The account of Judah and Tamar (as the passage in my bible is headed) has been inserted into the story of Joseph.  We have left Joseph being sold as a slave to Potiphar one of the Pharaoh’s officials with Jacob is mourning his apparent death.    This passage could have been introduced with the phrase, ’meanwhile back at the ranch’.  We are now introduced to a new branch of the family.  Judah has married a Adulamite woman (who doesn’t happen to be named – not important in the narrator’s eyes apparently) and they have started a family.  We now have an example of family values of a different kind indeed. 

Reading the account of Judah and Tamar I must wonder how anyone could question that the bible must be put into context to be understood.  Here we have an account of a widow - Tamar being required by custom/law to have intercourse with her brothers-in-law - Onan; of a father (Judah) ‘going into’ h is daughter-in-law (Tamara)  through deception – Judah only thought she was a temple prostitute so no harm done; the practice of Onanism being established as a form of birth control (again with a sister-in-law).  Judah also righteously is going to condemn Tamara to death because she has ‘played the whore’ and become pregnant outside the bounds of holy matrimony (as they existed them) – no hypocrisy or double standard there. 

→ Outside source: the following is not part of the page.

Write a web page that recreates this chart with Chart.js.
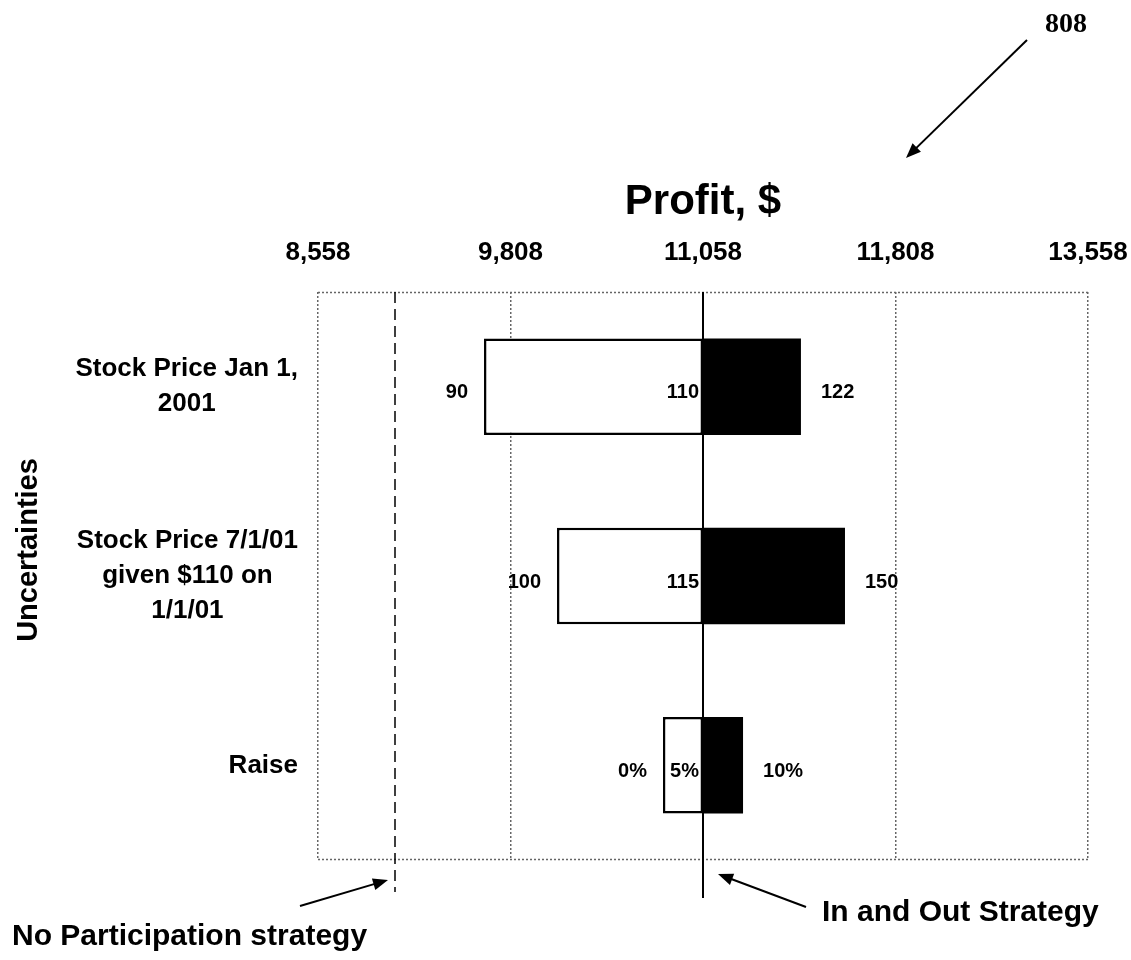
<!DOCTYPE html>
<html>
<head>
<meta charset="utf-8">
<script src="https://cdn.jsdelivr.net/npm/chart.js@4.4.1/dist/chart.umd.min.js"></script>
<style>
    body { margin: 0; background: #fff; }
    #wrap { width: 1131px; height: 960px; }
</style>
</head>
<body>
<div id="wrap"><canvas id="tornado" width="1131" height="960"></canvas></div>
<script>
// uncertainties (rows, top to bottom)
const categories = [
    ["Stock Price Jan 1,", "2001"],
    ["Stock Price 7/1/01", "given $110 on", "1/1/01"],
    ["Raise"],
];
// profit at low / high setting of each uncertainty
const lowProfit = [9636, 10110, 10798];
const highProfit = [11694, 11980, 11318];
const baseProfit = 11058;
const noParticipationProfit = 9058;

const lowLabels = ["90", "100", "0%"];
const baseLabels = ["110", "115", "5%"];
const highLabels = ["122", "150", "10%"];

const tickValues = [8558, 9808, 11058, 12308, 13558];
const tickLabels = ["8,558", "9,808", "11,058", "11,808", "13,558"];

const FONT = "'Liberation Sans', Arial, Helvetica, sans-serif";

function arrow(ctx, x1, y1, x2, y2) {
    const ang = Math.atan2(y2 - y1, x2 - x1);
    const len = 15, wid = 6;
    ctx.save();
    ctx.strokeStyle = "#000";
    ctx.fillStyle = "#000";
    ctx.lineWidth = 2;
    ctx.beginPath();
    ctx.moveTo(x1, y1);
    ctx.lineTo(x2 - Math.cos(ang) * len * 0.8, y2 - Math.sin(ang) * len * 0.8);
    ctx.stroke();
    ctx.beginPath();
    ctx.moveTo(x2, y2);
    ctx.lineTo(x2 - Math.cos(ang) * len - Math.sin(ang) * wid, y2 - Math.sin(ang) * len + Math.cos(ang) * wid);
    ctx.lineTo(x2 - Math.cos(ang) * len + Math.sin(ang) * wid, y2 - Math.sin(ang) * len - Math.cos(ang) * wid);
    ctx.closePath();
    ctx.fill();
    ctx.restore();
}

const tornadoDecor = {
    id: "tornadoDecor",
    afterDatasetsDraw(chart) {
        const ctx = chart.ctx;
        const area = chart.chartArea;
        const xs = chart.scales.x;
        const ys = chart.scales.y;

        // dotted frame top / bottom
        ctx.save();
        ctx.strokeStyle = "#666";
        ctx.lineWidth = 1.5;
        ctx.setLineDash([2, 2]);
        ctx.beginPath();
        ctx.moveTo(area.left, area.top + 0.5);
        ctx.lineTo(area.right, area.top + 0.5);
        ctx.moveTo(area.left, area.bottom - 0.5);
        ctx.lineTo(area.right, area.bottom - 0.5);
        ctx.stroke();
        ctx.restore();

        // base case line (In and Out)
        const bx = xs.getPixelForValue(baseProfit);
        ctx.save();
        ctx.strokeStyle = "#000";
        ctx.lineWidth = 2;
        ctx.beginPath();
        ctx.moveTo(bx, area.top);
        ctx.lineTo(bx, area.bottom + 38);
        ctx.stroke();

        // no participation line
        const nx = xs.getPixelForValue(noParticipationProfit);
        ctx.lineWidth = 1.5;
        ctx.setLineDash([11, 6]);
        ctx.beginPath();
        ctx.moveTo(nx, area.top);
        ctx.lineTo(nx, area.bottom + 32);
        ctx.stroke();
        ctx.restore();

        // value labels
        ctx.save();
        ctx.fillStyle = "#000";
        ctx.font = "bold 20px " + FONT;
        ctx.textBaseline = "middle";
        categories.forEach((c, i) => {
            const y = ys.getPixelForValue(i) + 6;
            ctx.textAlign = "right";
            ctx.fillText(lowLabels[i], xs.getPixelForValue(lowProfit[i]) - 16, y);
            ctx.fillText(baseLabels[i], bx - 4, y);
            ctx.textAlign = "left";
            ctx.fillText(highLabels[i], xs.getPixelForValue(highProfit[i]) + 20, y);
        });

        // category labels
        ctx.font = "bold 26px " + FONT;
        const lh = 35;
        const right = area.left - 20;
        categories.forEach((lines, i) => {
            const cy = ys.getPixelForValue(i);
            const w = Math.max(...lines.map((l) => ctx.measureText(l).width));
            ctx.textAlign = "center";
            lines.forEach((l, k) => {
                ctx.fillText(l, right - w / 2, cy - (lines.length - 1) * lh / 2 + k * lh);
            });
        });

        // axis title on the left
        ctx.save();
        ctx.translate(29, 550);
        ctx.rotate(-Math.PI / 2);
        ctx.font = "bold 29px " + FONT;
        ctx.textAlign = "center";
        ctx.fillText("Uncertainties", 0, 0);
        ctx.restore();

        // strategy notes
        ctx.font = "bold 30px " + FONT;
        ctx.textAlign = "left";
        ctx.fillText("No Participation strategy", 12, 937);
        ctx.fillText("In and Out Strategy", 822, 913);
        arrow(ctx, 300, 906, nx - 7, area.bottom + 20);
        arrow(ctx, 806, 907, bx + 15, area.bottom + 14);

        // figure reference
        ctx.font = "bold 28px 'Liberation Serif', 'Times New Roman', serif";
        ctx.textAlign = "center";
        ctx.fillText("808", 1066, 25);
        arrow(ctx, 1027, 40, 906, 158);
        ctx.restore();
    },
};

new Chart(document.getElementById("tornado"), {
    type: "bar",
    data: {
        labels: categories,
        datasets: [
            {
                label: "low",
                data: lowProfit.map((v) => [v, baseProfit]),
                backgroundColor: "#fff",
                borderColor: "#000",
                borderWidth: 2.5,
                borderSkipped: false,
                grouped: false,
                barPercentage: 0.51,
                categoryPercentage: 1,
            },
            {
                label: "high",
                data: highProfit.map((v) => [baseProfit, v]),
                backgroundColor: "#000",
                borderColor: "#000",
                borderWidth: 0,
                grouped: false,
                barPercentage: 0.51,
                categoryPercentage: 1,
            },
        ],
    },
    options: {
        indexAxis: "y",
        responsive: false,
        animation: false,
        layout: { padding: { top: 177, right: 43, bottom: 100, left: 0 } },
        plugins: {
            legend: { display: false },
            tooltip: { enabled: false },
        },
        scales: {
            x: {
                position: "top",
                min: tickValues[0],
                max: tickValues[tickValues.length - 1],
                afterBuildTicks: (s) => {
                    s.ticks = tickValues.map((v) => ({ value: v }));
                },
                afterFit: (s) => {
                    s.height = 292 - 177;
                    s.paddingLeft = 0;
                    s.paddingRight = 0;
                },
                ticks: {
                    color: "#000",
                    padding: 24,
                    maxRotation: 0,
                    autoSkip: false,
                    font: { family: FONT, size: 26, weight: "bold" },
                    callback: (v, i) => tickLabels[i],
                },
                grid: {
                    color: "#666",
                    lineWidth: 1.5,
                    drawTicks: false,
                },
                border: { display: false, dash: [2, 2] },
                title: {
                    display: true,
                    text: "Profit, $",
                    color: "#000",
                    font: { family: FONT, size: 42, weight: "bold" },
                    padding: { top: 0, bottom: 0 },
                },
            },
            y: {
                afterFit: (s) => {
                    s.width = 318;
                },
                ticks: { display: false },
                grid: { display: false },
                border: { display: false },
            },
        },
    },
    plugins: [tornadoDecor],
});
</script>
</body>
</html>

And what is God doing while all this is happening?  We hear that Er, Judah’s first born is put to death by God because he was evil in God’s sight.  We have to wonder what terrible thing he did to bring down God’s wrath on him.  I would hazard a guess it wasn’t something such as not upholding the family values of today judging by the fact that God doesn’t seem concerned by all the carryings-on in the story.  Soory, I spoke too soon.  God did also strike down Onan for his terrible act of not impregnating his sister-in-law so perhaps all was not well with Judah and his family.

Apparently cultural context does matter when we are considering how we relate to others and how God views what is good in his sight.